Mr. Diran, who brought the sculpture to the United states in 1990, consigned it for an auction scheduled for October 1991, court documents show. But he relinquished his claim after the FBI impounded the sculpture and brought a civil suit against him.
"The victory thus provides a disincentive to would-be participants in the illegal trade in south and southeast Asian antiquities," Mr. Daulton wrote after the sculpture was recovered.
In 1995, the sculpture was transferred to Northern Illinois University for safekeeping because Myanmar's political situation at the time was far from stable, and it was unclear whether the sculpture would fall into safe hands upon its return, says Raymond, who directs the university's centre for Burma studies.
The sculpture's hand gestures and standing posture are highly unusual in Buddhist iconography, and they were designed to symbolize the political power of an ancient Bagan kingdom, Ms. Raymond says.
The sculpture "sent a message of putting in place Buddhism as – I won't say state religion – but the main religion in Burma since the 11th century," she explains. "And it never went away." Today roughly 90 percent of Myanmar's 50 million people are Buddhist, according to the New York-based Council on Foreign Relations.
Raymond says she wanted to return the statue to Myanmar since she took charge of the university's Myanmar art collection in 2004, but the country's civil unrest in 2007 and a devastating cyclone in 2008 delayed her efforts.
The breakthrough came a few years later, when Raymond, who is a French citizen, met U Kyaw Zwar Min, Myanmar's ambassador to France, on a visit to Paris. At the ambassador's urging, Myanmar's government later agreed to donate $2,000 for transporting the sculpture home.

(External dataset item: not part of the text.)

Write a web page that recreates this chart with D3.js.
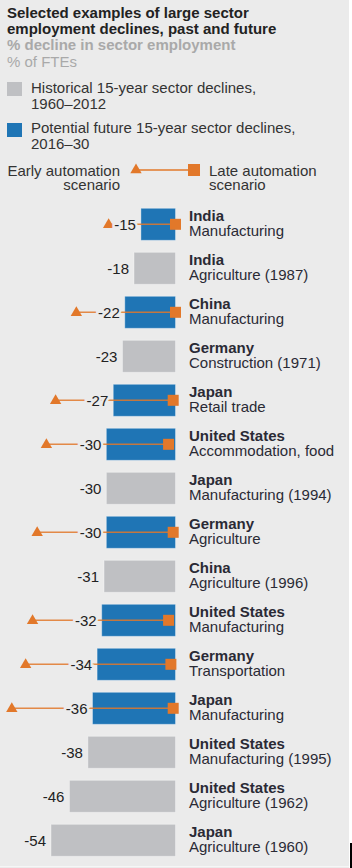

Last November, after stopping for a few weeks in Paris, the sculpture arrived at Myanmar's national museum. And it was on display there in February when Ms. Raymond and a delegation of academics from American universities attended a hand-over ceremony.
The group that greeted them included museum officials, local journalists, Myanmar's minister of culture, and archaeologists from the Bagan Archaeology Museum.
The archeologists had brought a surprise: The lower part of the Buddha's torso, which had broken off during the 19th century earthquake. The sculpture's two parts were, after nearly a quarter century, finally reunited.
"The moment was an incredible one," recalls Christopher McCord, the dean of the College of Liberal Arts and Sciences at Northern Illinois University, who traveled to Myanmar with Ms. Raymond. "And Catherine, rightly, was a rock star."